Yuma folded her into his arms and Belinda felt his desire instantly press against her, as he flipped her onto her back. His lips captured her mouth with a fervent urgency and hers parted, pulsing with the inflow of warm, sensual blood. When his warm hand cupped her breast
through her nightshirt she almost wished he would tear it from her. She needed to feel his naked skin against hers.


Want more?



Contest Time!


Want to win a FREE copy of Margaret's coffee break read, Two Faces One Life? Just visit Margaret's website to find the answer to this question...What are the names of the two main characters in this book?

We will draw a winner from all correct answers on FRIDAY and post the winner here on the blog in the Recent Winners box on the right hand side of the blog page. Good Luck!

7 comments:

Lorrie said...

Hi Margaret, great advice about dialogue. Also about punctuation. I admit my punctuation isn't that swift.
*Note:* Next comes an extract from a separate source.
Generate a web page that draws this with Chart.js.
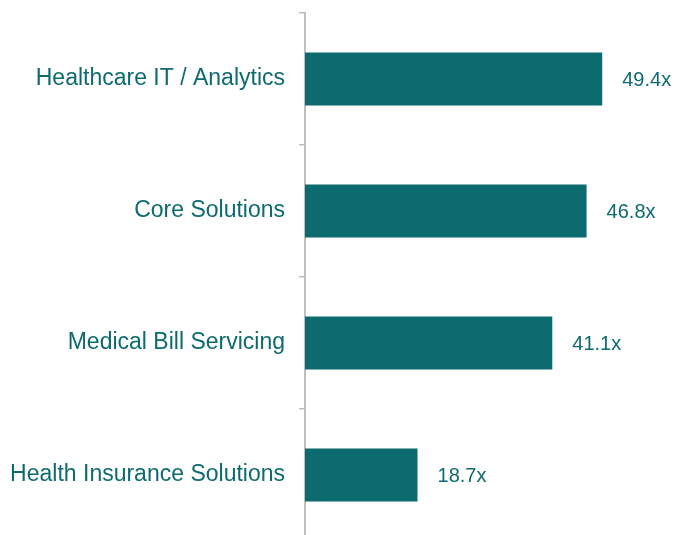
<!DOCTYPE html>
<html>
<head>
<meta charset="utf-8">
<script src="https://cdn.jsdelivr.net/npm/chart.js@4/dist/chart.umd.min.js"></script>
<style>
  html, body { margin: 0; padding: 0; background: #fff; overflow: hidden; width: 676px; height: 535px; }
  #chartMultiples { display: block; }
</style>
</head>
<body>
<canvas id="chartMultiples" width="676" height="545"></canvas>
<script>
var categories = ['Healthcare IT / Analytics', 'Core Solutions', 'Medical Bill Servicing', 'Health Insurance Solutions'];
var multiples = [49.4, 46.8, 41.1, 18.7];
var valueLabels = ['49.4x', '46.8x', '41.1x', '18.7x'];

var teal = '#0d6b6f';
var axisGrey = '#bfbfbf';

// draws the "49.4x" labels to the right of each bar
var barLabels = {
    id: 'barLabels',
    afterDatasetsDraw: function (chart) {
        var ctx = chart.ctx;
        var meta = chart.getDatasetMeta(0);
        ctx.save();
        ctx.fillStyle = teal;
        ctx.font = '20px Arial';
        ctx.textAlign = 'left';
        ctx.textBaseline = 'middle';
        meta.data.forEach(function (bar, i) {
            ctx.fillText(valueLabels[i], bar.x + 20, bar.y + 1);
        });
        ctx.restore();
    }
};

const cmc = document.getElementById('chartMultiples');
var chartMultiples = new Chart(cmc, {
    type: 'bar',
    plugins: [barLabels],
    data: {
        labels: categories,
        datasets: [
            {
                data: multiples,
                backgroundColor: teal,
                borderWidth: 0,
                barPercentage: 0.4,
                categoryPercentage: 1,
            },
        ],
    },
    options: {
        indexAxis: 'y',
        responsive: false,
        animation: false,
        devicePixelRatio: 1,
        layout: {
            padding: { top: 13, right: 10, bottom: 4, left: 0 },
        },
        scales: {
            x: {
                display: false,
                min: 0,
                max: 60,
            },
            y: {
                afterFit: function (scale) {
                    scale.width = 305;
                    scale.paddingTop = 0;
                    scale.paddingBottom = 0;
                },
                border: {
                    display: true,
                    color: axisGrey,
                    width: 2,
                },
                grid: {
                    display: true,
                    drawOnChartArea: false,
                    drawTicks: true,
                    tickLength: 6,
                    color: axisGrey,
                    lineWidth: 1.5,
                },
                ticks: {
                    color: teal,
                    padding: 14,
                    font: {
                        family: 'Arial',
                        size: 23,
                    },
                },
            },
        },
        plugins: {
            legend: { display: false },
            tooltip: { enabled: false },
        },
    },
});
</script>
</body>
</html>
Thank goodness for critters that line my work for me.
Lovely post,
Kudos, and keep up the good work.

C.J.Gabriel said...
This comment has been removed by the author.
C.J.Gabriel said...

It's amazing how in real-life conversation can be about absolutely nothing and go nowhere and people don't seem to notice...when you write it in a book however, all conversation has to be relevant and "going somewhere" or you'll never hear the end of it!

Nice blog, Maragret! I can't wait to have you guest spot my "show"!

cheers;

CJ

Cate Masters said...

Excellent post Margaret! The headline made me laugh. I try to avoid tags altogether if possible, in favor of an action that will reveal more about the character. Great excerpt too!

Linda Andrews said...

Very nice post on dialog and a smoking excerpt.

Margaret West said...

thanks for your comments everyone

Kelly A. Harmon said...

Hi Margaret! Solid advice on dialogue. I'm with Cate on avoiding tags if I can. Another trick is to read it out loud. If you stumble, there might be something wrong.

Sign me up for the contest! I want to know all about Sarah and Ted!